The Trump reference is telling, but no moreso than in the case of other leaders, and in my own mind, our own Christy Clark is top of the list. The example she sets for the people of her province and for all those who have to engage with us puts her squarely into Hillary Clinton’s basket of deplorable (a location Hillary should know well). With the old Biblical injunction about the casting of stones being the privilege of those without sin, it’s a wonder that Christy Clark gets to say anything at all. Shame on her for putting up this sterling example of general malfeasance and mendacity, and shame on us for putting up with this performance and those of the rest of the gang at the Rockpile on Bellevue. We can only speculate as to whether we will come to our senses in time to undo the deep damages of the last fifteen years.
There is much in this cartoon from Graeme Mackay about how politics is practised in most jurisdictions with much room for commentary on how we should govern ourselves, what with politics having pretty much divorced itself from governance. The context for the cartoon could very well be explained in the blog post I read this morning from the Disaffected Liberal:
I know people in our local community who’ve been working on the whole climate change file for a couple of decades already, and have made little in the way of inroads into the general consciousness. The sad fact is that even some of the staunchest proponents of reduction of atmospheric greenhouse gasses are still living a life that produces a healthy dose of said gasses, and no end in sight. In part, this could be attributed to the possibility of a complete loss of credibility in the eyes of Everyman in appearing to be too far out on the fringe, but I also suspect that some of it is just personal and societal inertia.

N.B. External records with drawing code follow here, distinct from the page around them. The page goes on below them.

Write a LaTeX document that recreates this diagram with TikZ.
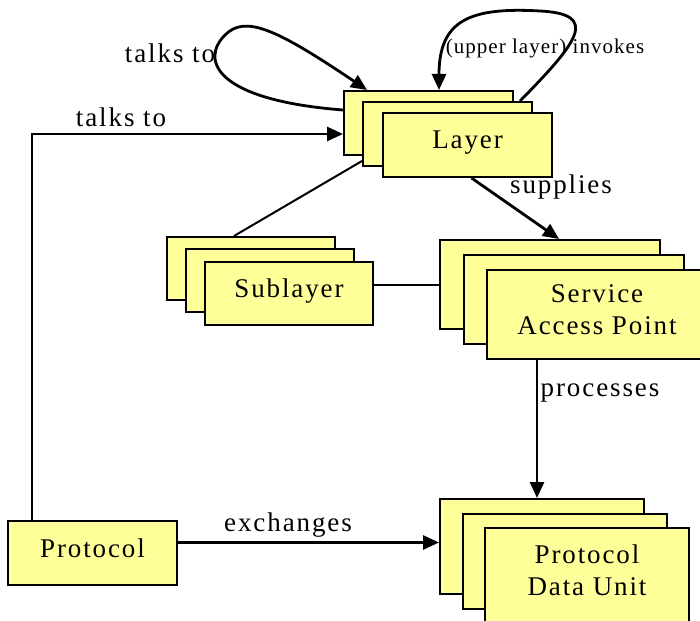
\documentclass[tikz,border=0pt]{standalone}
\usepackage{fontspec}
\setmainfont{Liberation Serif}[LetterSpace=7]
\newfontfamily\smallfont{Liberation Serif}[LetterSpace=5]
\usetikzlibrary{arrows.meta}
\definecolor{boxfill}{RGB}{255,255,153}
\tikzset{
  box/.style={draw=black, line width=2pt, fill=boxfill, rectangle, inner sep=0pt,
    anchor=north west, align=center, text depth=10pt, font=\fontsize{27}{32}\selectfont},
  arr/.style={line width=2.8pt, -{Triangle[length=16pt,width=14pt]}},
  plain/.style={line width=2pt},
  lbl/.style={font=\fontsize{27}{30}\selectfont, inner sep=0pt},
}
\begin{document}
\begin{tikzpicture}[x=1pt,y=-1pt]
\useasboundingbox (0,0) rectangle (700,620);
% Layer stack
\node[box, minimum width=169pt, minimum height=64pt] (layer3) at (343,90) {};
\node[box, minimum width=169pt, minimum height=64pt] (layer2) at (362,101) {};
\node[box, minimum width=169pt, minimum height=64pt] (layer1) at (382,112) {Layer};
% Sublayer stack
\node[box, minimum width=168pt, minimum height=63pt] (sub3) at (166,236) {};
\node[box, minimum width=168pt, minimum height=63pt] (sub2) at (185,248) {};
\node[box, minimum width=168pt, minimum height=63pt] (sub1) at (204,261) {Sublayer};
% SAP stack
\node[box, minimum width=220pt, minimum height=89pt] (sap3) at (439,239) {};
\node[box, minimum width=220pt, minimum height=89pt] (sap2) at (463,254) {};
\node[box, minimum width=220pt, minimum height=89pt] (sap1) at (486,269) {Service\\Access Point};
% PDU stack
\node[box, minimum width=204pt, minimum height=95pt] (pdu3) at (439,498) {};
\node[box, minimum width=204pt, minimum height=95pt] (pdu2) at (462,513) {};
\node[box, minimum width=204pt, minimum height=95pt] (pdu1) at (484,527) {Protocol\\Data Unit};
% Protocol
\node[box, minimum width=169pt, minimum height=64pt] (proto) at (7,520) {Protocol};

\coordinate (pduin) at ([yshift=4pt]pdu3.west);

% self loop talks to
\draw[arr] ([yshift=-20pt]layer3.north west) .. controls (215,100) and (200,60) .. (225,35)
  .. controls (245,15) and (275,28) .. ([xshift=24pt]layer3.north west);
\node[lbl] (l1) at (170,53) {talks to};
% self loop upper layer invokes
\draw[arr] ([xshift=-13pt]layer2.north east) .. controls (578,42) and (600,14) .. (540,11)
  .. controls (470,7) and (439,20) .. ([xshift=96pt]layer3.north west);
\node[inner sep=0pt, font=\smallfont\fontsize{21}{24}\selectfont] (l2) at (545,48) {(upper layer) invokes};
% protocol to layer
\draw[arr] ([xshift=25pt]proto.north west) |- ([yshift=-11pt]layer3.west);
\node[lbl] (l3) at (121,117) {talks to};
% layer to sap
\draw[arr] ([xshift=4pt]layer1.south) -- ([xshift=9pt]sap3.north);
\node[lbl] (l4) at (561,187) {supplies};
% layer to sublayer
\draw[plain] ([yshift=6pt]layer2.south west) -- ([xshift=-17pt]sub3.north);
% sublayer to sap
\draw[plain] (sub1.east |- sap3.west) -- (sap3.west);
% sap to pdu
\draw[arr] ([xshift=-5pt]pdu3.north |- sap1.south) -- ([xshift=-5pt]pdu3.north);
\node[lbl] (l5) at (600,393) {processes};
% protocol to pdu
\draw[arr] (proto.east |- pduin) -- (pduin);
\node[lbl] (l6) at (288,525) {exchanges};
\end{tikzpicture}
\end{document}
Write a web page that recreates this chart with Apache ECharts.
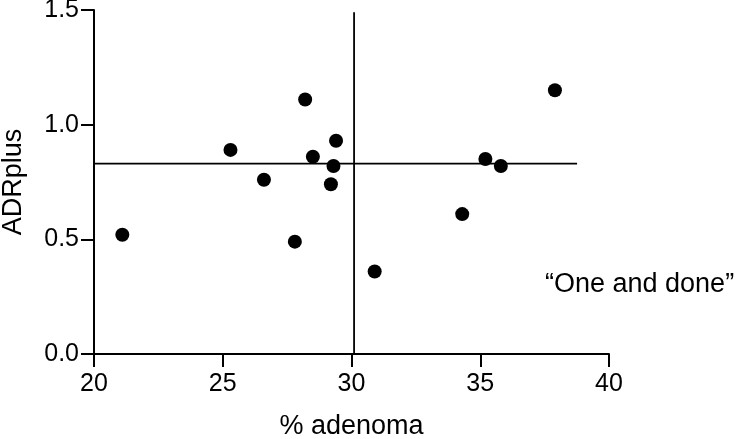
<!DOCTYPE html>
<html>
<head>
<meta charset="utf-8">
<script src="https://cdn.jsdelivr.net/npm/echarts@6/dist/echarts.min.js"></script>
<style>
  html, body { margin: 0; padding: 0; background: #fff; }
  #chart { width: 738px; height: 439px; }
</style>
</head>
<body>
<div id="chart"></div>
<script>
// 数据
const adenomaPct = [21.1, 25.3, 26.6, 27.8, 28.2, 28.5, 29.2, 29.3, 29.4, 30.9, 34.3, 35.2, 35.8, 37.9];
const adrPlus = [0.52, 0.89, 0.76, 0.49, 1.11, 0.86, 0.74, 0.82, 0.93, 0.36, 0.61, 0.85, 0.82, 1.15];
// 参考线
const hLineX = [20, 38.76];
const hLineY = [0.83, 0.83];
const vLineX = [30.1, 30.1];
const vLineY = [0, 1.49];
const xTicks = [20, 25, 30, 35, 40];
const yTicks = [0, 0.5, 1.0, 1.5];

const font = "'Liberation Sans', Arial, Helvetica, sans-serif";
const chart = echarts.init(document.getElementById('chart'));

const option = {
  backgroundColor: '#fff',
  animation: false,
  grid: { left: 94, right: 129, top: 10, bottom: 85, outerBoundsMode: 'none', containLabel: false },
  xAxis: {
    type: 'value',
    min: xTicks[0],
    max: xTicks[xTicks.length - 1],
    interval: 5,
    name: '% adenoma',
    nameLocation: 'middle',
    nameGap: 59,
    nameTextStyle: { color: '#000', fontSize: 27, fontFamily: font },
    axisLine: { show: true, lineStyle: { color: '#000', width: 2 } },
    axisTick: { show: true, length: 13, lineStyle: { color: '#000', width: 2 } },
    axisLabel: { color: '#000', fontSize: 25, fontFamily: font, margin: 18 },
    splitLine: { show: false }
  },
  yAxis: {
    type: 'value',
    min: yTicks[0],
    max: yTicks[yTicks.length - 1],
    interval: 0.5,
    name: 'ADRplus',
    nameLocation: 'middle',
    nameGap: 67,
    nameTextStyle: { color: '#000', fontSize: 27, fontFamily: font },
    axisLine: { show: true, lineStyle: { color: '#000', width: 2 } },
    axisTick: { show: true, length: 13, lineStyle: { color: '#000', width: 2 } },
    axisLabel: {
      color: '#000', fontSize: 25, fontFamily: font, margin: 15,
      formatter: function (v) { return v.toFixed(1); }
    },
    splitLine: { show: false }
  },
  series: [
    {
      type: 'line',
      data: hLineX.map(function (x, i) { return [x, hLineY[i]]; }),
      symbol: 'none',
      lineStyle: { color: '#000', width: 1.8 },
      silent: true
    },
    {
      type: 'line',
      data: vLineX.map(function (x, i) { return [x, vLineY[i]]; }),
      symbol: 'none',
      lineStyle: { color: '#000', width: 1.8 },
      silent: true
    },
    {
      type: 'scatter',
      data: adenomaPct.map(function (x, i) { return [x, adrPlus[i]]; }),
      symbol: 'circle',
      symbolSize: 14,
      itemStyle: { color: '#000', opacity: 1 },
      z: 5
    }
  ],
  graphic: [
    {
      type: 'text',
      left: 545,
      top: 271,
      style: {
        text: '\u201cOne and done\u201d',
        fill: '#000',
        fontSize: 27,
        fontFamily: font
      }
    }
  ]
};

chart.setOption(option);
window.onresize = chart.resize;
</script>
</body>
</html>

The Disaffected Lib’s words are important in that they are a warning and a reinforcement of the warnings of Bill McKibben, James Lovelace, James Hansen and the like that a crash is on the way, that we’re making the consequences worse as we fritter away time in political squabbles within an obsolete framework and shirk responsibility or just delay as we wait for the other guy to go first, or for some leader to step up and move the process forward with the expeditiousness appropriate to the situation.
This thought follows on the heels of a conversation I had with a certain local councillor that was more an exploration than a dialectic about the rôle that elected officials ought to play in society, a rôle that has a couple of channels. The first is to to get educated, and then to educate. Our adversarial system often leads officials to work from a pre-set party platform, often the result of being beholden to a certain group of people in society, sometimes motivated by attempting to right the wrongs of previous groups of the elected, and, facts be damned, to work inside that administrative bubble that allows us to carry on with a dynamic balance that brooks no accounting for crises on the horizon, however close in that horizon might be.
Living as if there were no tomorrow, we are converting a carefree metaphor into a self-fulfilling prophecy.
—John Whiting
Our own Christy Clark is a perfect example of an elected official who runs her show according to predetermined guidelines as set by her Liberal Party donor list and who wilfully ignores the evidence that cries out that her whole program is not only creating hardship for the majority of her constituents but is also hastening the onset of catastrophe, this in aid of keeping her in the limelight for another term. My sense is that she is at least somewhat aware of the hazardous path on which she has set her administration but that she is unwilling to acknowledge or act upon what she knows, indicating that her need to educate herself is more in the affective domain, in her need to develop empathy and a sense of general justice, than it is in factual scientific learning. Rachel Notley is another who seems more focused on staying in the driver’s seat than on doing what it will take for us to make the needed contribution from our little corner of the world. A clearer vision would see her educating her electorate in the benefits of a shift both immediate and radical to renewable energy and pipelines be damned. Not happening: it’s a daunting task in any jurisdiction, an eminently steeper climb in bitumen-soaked Alberta, especially given the nature of the fossil fuel business and its propensity to concentrate both profit and power outside Alberta. I don’t know if Brad Wall needs to learn the sad facts of physics or whether he is another who wilfully shuns knowdge in pursuit of long-term political power, and Manitoba’s Brian Pallister has, to the best of my knowledge, kept his head down somewhat, but with his party affiliation, it would be easy to plunk him squarely in the Brad Wall camp. Wynne and Couillard have opted for cap and trade schemes, a good idea, perhaps, but easily gamed. Nova Scotia and Newfoundland have a lot of skin in the petroleum game and are likely to be somewhat recalcitrant in coming to the table when it comes to climate disruption.
Sadly, even when there is the best of intentions on the part of those who govern to educate their constituents about the do-or-die circumstances in which we find ourselves, the electorate itself has proven to be resistant to stepping up to accept the new reality. We’ve allowed ourselves to take the path of least resistance, to be lulled into indifference by the press whose stories have, by and large, downplayed any sense of urgency with respect to climate action, and, apart some exceptions, we are either too busy trying to scratch out a living from our current economic mess or just too comfortable to make the effort to readjust our expectations and our willingness to be active participants in what looks to be a monumental and painful march to sanity.
We can all draw our own conclusions. However, possible future generations will not look kindly on the sort of mess we seem on course to leave to those who survive whatever period of readjustment befalls us.